Emily Jobson

Environmental Specialist

I was born/grew up in: Chetwynd, B.C.

I now live in: Calgary, Alberta

I completed my training/education at: University of Northern British Columbia (diploma), University of Calgary (diploma), Royal Roads University (Masters of Arts)

Describe what you do at work.

I work with a lot of different teams at Chevron. My job is to make sure what we are doing minimizes or eliminates our impacts on the environment. In most cases, there are environmental regulations or best practices that tell us what to do. I make sure we comply with the regulations and practices. In other cases we work to continuously improve because it's the right thing to do. I sometimes look at things on a very site specific basis (for example, a drilling pad). Sometimes it is more important to look at it from a regional or cumulative perspective (total water withdrawals within a watershed and potential impacts of water bodies).

I spend a lot of time talking to people inside the company, or people outside the company like regulators, other companies, or people that live in the communities where we work. I do make decisions, and often have to make quick decisions. This means I have to be able to think on my feet (which means I have to know enough all the time to make - hopefully - the right decision).

When I was a student I enjoyed:

How does your job affect people’s lives?

My career is important because I am an advocate for the environment, but work within an oil and gas company. Sometimes working from the inside means you can make change happen faster. It's a tough balance sometimes, because I do have to switch out my 'environment hat' for my 'oil and gas hat' once in a while, and need to maintain my personal morals and integrity.

What motivates you in your career?

I like being able to make decisions, and I enjoy being respected by others. I really enjoy talking to the public, especially members of the communities we operate in, and providing them with information on how Chevron does things. I think there is a lot of misinformation out there about oil and gas companies. So I like to spend time showing them how we actually do things. It's also a bit nerdy, but I do like reading through legal stuff, like acts and regulations. I think if I wasn't in my current career, I'd be a lawyer.

When I was a student, I would have described myself as someone who:

Describe your career path to this career.
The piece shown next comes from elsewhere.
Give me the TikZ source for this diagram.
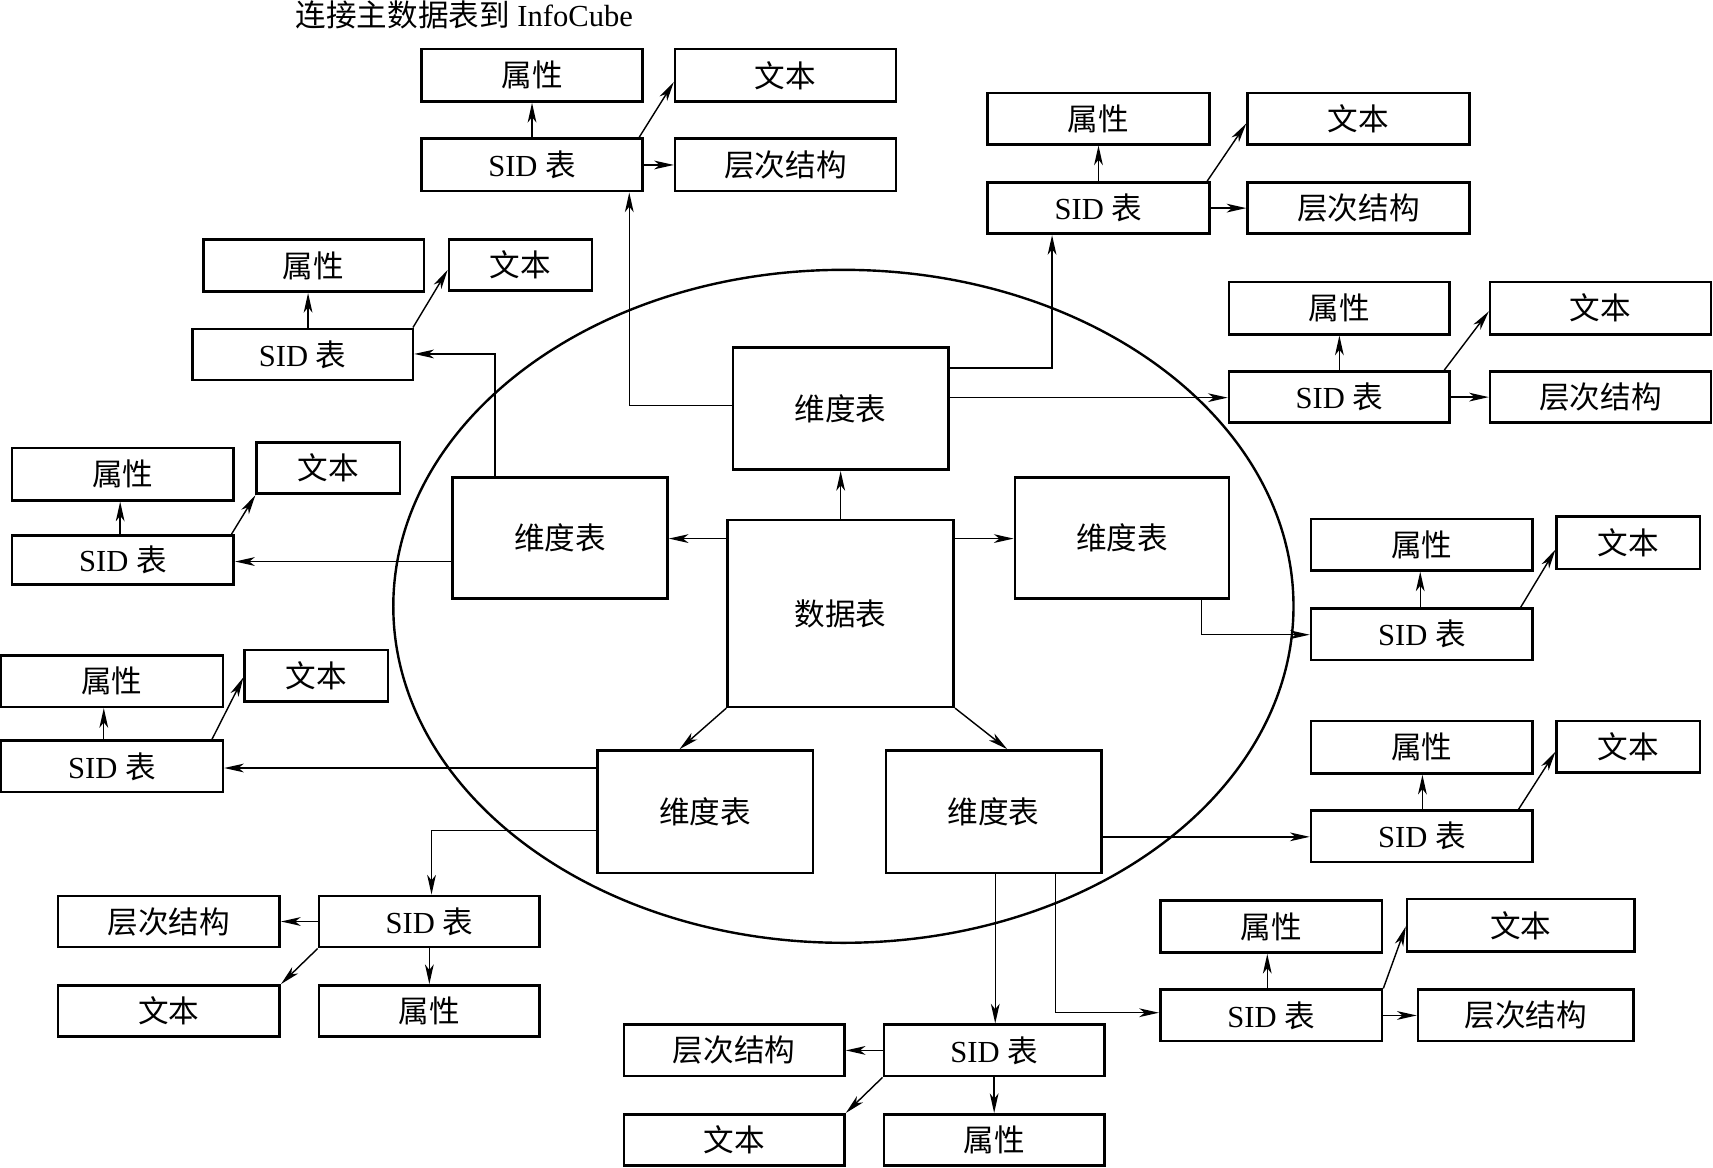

I was one of those people that left high school with no idea what I wanted to do as a career. I pretty much fell in to what I do. I started working for a pipeline company as an office manager when they had a big pipeline spill near the town I grew up in. That led me down the path of working in the environmental realm. I went to school to get an Environmental Management diploma after I moved in to the Health, Environment and Safety department. After a while, I saw that I really enjoyed working in environment, and transitioned in to a pure environmental role when I started working for Chevron. I went to Royal Roads in Victoria, B.C. as a working student (I worked full time while I went to school - that was hard work!).

I graduated with a Masters of Arts in Environment and Management. Even though I don't have a pure STEM degree, I work on STEM related topics, like hydrology, climate change, and geology, and often take short courses in STEM topics so I can understand what I'm working on.

What activities do you like to do outside of work?

I love to travel and have been to many countries over the years. It's nice to be in a career where I have enough time off and the available money to travel as much as I do! At home, I ride my bikes a lot - I am on a local road racing team, but am also getting in to mountain biking. I even bought a fat bike this past winter. My husband and I are also a foster home for rescue dogs with AARCS, so sometimes have a dog or two in addition to our dog that we get to play with.

What advice or encouragement would you give others seeking a similar career?

It's OK to not know what you want to do for a career when you leave high school. What's important is that you experience enough things (through post-secondary, work or volunteer work) that you can make that decision as you get older.